The problem. Tally up the lines where the string "that" appears; reply with the number only.

____

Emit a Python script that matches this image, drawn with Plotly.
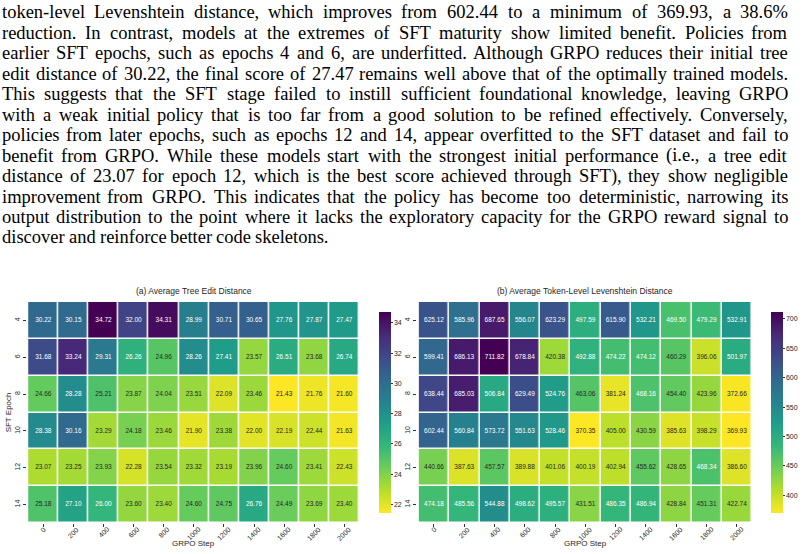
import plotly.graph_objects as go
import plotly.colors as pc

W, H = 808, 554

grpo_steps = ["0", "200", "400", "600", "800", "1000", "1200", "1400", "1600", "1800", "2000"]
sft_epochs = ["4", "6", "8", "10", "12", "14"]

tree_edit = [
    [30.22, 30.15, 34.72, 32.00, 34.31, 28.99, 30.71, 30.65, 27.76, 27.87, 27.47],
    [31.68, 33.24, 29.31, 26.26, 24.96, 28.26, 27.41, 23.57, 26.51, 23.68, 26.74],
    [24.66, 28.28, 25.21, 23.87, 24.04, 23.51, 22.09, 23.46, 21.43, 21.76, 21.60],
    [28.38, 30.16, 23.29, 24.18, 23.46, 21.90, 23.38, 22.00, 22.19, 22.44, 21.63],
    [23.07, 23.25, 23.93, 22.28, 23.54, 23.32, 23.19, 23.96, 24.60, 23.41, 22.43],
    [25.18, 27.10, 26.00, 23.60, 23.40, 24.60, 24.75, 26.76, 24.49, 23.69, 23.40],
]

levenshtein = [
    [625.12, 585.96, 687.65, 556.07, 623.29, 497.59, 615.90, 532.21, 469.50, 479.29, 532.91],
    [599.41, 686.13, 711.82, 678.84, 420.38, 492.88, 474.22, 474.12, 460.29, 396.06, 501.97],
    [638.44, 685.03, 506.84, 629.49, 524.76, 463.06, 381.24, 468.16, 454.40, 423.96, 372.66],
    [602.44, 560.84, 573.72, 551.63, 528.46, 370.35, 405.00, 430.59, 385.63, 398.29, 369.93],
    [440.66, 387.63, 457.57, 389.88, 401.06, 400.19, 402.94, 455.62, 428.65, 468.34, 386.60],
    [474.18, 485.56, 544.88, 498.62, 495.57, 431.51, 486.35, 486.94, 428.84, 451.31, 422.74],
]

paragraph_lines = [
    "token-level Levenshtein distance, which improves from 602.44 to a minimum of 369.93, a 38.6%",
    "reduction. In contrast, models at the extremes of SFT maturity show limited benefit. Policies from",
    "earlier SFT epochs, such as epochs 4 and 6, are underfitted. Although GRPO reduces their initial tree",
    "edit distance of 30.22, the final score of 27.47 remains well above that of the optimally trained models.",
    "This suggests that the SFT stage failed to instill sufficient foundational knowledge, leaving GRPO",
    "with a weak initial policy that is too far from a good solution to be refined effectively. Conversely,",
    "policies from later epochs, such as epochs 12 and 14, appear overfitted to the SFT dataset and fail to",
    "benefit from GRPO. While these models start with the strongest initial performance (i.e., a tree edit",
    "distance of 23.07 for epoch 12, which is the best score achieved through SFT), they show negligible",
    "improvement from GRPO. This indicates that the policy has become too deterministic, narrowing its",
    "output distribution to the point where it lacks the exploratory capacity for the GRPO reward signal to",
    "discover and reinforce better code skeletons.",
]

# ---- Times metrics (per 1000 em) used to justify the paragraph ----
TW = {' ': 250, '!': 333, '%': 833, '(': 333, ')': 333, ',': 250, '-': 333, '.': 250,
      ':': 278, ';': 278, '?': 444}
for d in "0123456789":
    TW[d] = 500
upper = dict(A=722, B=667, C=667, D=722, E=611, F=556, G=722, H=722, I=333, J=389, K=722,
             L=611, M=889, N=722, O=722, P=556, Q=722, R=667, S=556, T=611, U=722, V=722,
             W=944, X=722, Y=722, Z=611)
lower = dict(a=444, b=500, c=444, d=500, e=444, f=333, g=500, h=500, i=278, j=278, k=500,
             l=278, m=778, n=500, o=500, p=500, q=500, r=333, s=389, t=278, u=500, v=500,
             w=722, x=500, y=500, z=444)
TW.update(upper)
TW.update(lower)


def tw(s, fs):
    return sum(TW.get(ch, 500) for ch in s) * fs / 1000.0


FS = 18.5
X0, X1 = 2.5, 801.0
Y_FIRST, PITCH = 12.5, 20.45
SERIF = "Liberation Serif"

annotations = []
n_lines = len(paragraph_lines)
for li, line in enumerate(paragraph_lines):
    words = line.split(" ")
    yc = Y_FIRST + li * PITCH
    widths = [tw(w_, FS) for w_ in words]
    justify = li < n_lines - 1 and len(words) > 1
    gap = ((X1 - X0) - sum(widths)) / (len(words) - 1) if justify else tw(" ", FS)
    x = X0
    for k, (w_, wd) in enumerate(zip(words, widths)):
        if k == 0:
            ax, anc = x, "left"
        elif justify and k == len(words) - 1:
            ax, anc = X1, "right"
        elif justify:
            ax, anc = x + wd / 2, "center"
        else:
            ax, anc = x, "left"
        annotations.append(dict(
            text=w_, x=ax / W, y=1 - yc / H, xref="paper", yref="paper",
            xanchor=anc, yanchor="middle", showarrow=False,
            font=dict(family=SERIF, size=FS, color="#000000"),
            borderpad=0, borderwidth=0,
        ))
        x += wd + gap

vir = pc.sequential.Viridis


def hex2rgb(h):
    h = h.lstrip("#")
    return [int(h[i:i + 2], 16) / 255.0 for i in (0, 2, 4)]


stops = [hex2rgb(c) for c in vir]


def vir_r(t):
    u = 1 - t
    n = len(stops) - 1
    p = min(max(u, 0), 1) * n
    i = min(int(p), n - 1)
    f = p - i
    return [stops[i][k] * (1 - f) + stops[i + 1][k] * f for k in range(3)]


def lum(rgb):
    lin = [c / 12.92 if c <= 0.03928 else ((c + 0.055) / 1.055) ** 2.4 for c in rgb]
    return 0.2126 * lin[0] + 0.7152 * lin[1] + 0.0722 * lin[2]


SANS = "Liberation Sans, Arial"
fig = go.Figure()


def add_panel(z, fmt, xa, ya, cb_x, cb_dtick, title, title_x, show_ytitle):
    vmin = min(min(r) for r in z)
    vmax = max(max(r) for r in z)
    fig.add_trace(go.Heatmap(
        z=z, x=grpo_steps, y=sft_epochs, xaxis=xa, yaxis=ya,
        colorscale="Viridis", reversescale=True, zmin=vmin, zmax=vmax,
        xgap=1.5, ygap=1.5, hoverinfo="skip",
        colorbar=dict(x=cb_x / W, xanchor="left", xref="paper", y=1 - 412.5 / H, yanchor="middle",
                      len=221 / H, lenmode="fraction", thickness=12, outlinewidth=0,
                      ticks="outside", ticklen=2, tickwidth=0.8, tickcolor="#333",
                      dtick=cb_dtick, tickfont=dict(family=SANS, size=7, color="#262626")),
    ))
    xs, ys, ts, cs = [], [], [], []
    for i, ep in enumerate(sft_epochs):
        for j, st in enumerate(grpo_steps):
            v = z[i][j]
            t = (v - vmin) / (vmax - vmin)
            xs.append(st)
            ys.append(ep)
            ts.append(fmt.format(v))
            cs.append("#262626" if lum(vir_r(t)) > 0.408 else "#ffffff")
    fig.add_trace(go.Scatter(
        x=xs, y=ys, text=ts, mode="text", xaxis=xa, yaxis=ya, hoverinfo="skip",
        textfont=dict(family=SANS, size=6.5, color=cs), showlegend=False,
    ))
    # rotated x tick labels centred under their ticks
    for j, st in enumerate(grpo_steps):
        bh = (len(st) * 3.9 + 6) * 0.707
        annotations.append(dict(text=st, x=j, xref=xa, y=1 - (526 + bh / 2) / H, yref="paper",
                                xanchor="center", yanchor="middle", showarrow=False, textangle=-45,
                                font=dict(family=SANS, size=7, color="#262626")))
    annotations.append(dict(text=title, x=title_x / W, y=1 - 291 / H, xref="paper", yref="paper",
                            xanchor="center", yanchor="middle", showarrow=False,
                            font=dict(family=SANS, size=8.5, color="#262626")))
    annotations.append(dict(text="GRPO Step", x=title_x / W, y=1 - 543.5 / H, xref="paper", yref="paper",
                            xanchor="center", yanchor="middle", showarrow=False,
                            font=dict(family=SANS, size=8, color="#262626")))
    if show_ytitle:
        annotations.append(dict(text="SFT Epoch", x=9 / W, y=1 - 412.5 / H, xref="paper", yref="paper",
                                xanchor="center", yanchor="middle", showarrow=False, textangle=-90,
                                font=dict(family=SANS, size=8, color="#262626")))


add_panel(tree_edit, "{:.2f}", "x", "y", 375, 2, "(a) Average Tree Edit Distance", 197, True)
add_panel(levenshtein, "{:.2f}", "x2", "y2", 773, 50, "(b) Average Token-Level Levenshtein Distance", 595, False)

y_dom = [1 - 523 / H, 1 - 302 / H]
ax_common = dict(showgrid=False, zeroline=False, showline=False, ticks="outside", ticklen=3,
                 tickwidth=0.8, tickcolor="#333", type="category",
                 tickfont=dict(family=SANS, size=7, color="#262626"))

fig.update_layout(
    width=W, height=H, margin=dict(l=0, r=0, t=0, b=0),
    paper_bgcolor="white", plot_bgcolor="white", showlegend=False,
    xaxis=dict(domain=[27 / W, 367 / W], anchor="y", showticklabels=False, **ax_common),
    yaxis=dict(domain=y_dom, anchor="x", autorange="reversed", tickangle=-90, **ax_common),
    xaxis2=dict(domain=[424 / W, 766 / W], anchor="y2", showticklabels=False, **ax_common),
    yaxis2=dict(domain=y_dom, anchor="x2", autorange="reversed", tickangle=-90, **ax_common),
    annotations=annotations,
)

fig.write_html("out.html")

____

Solution for this task. 5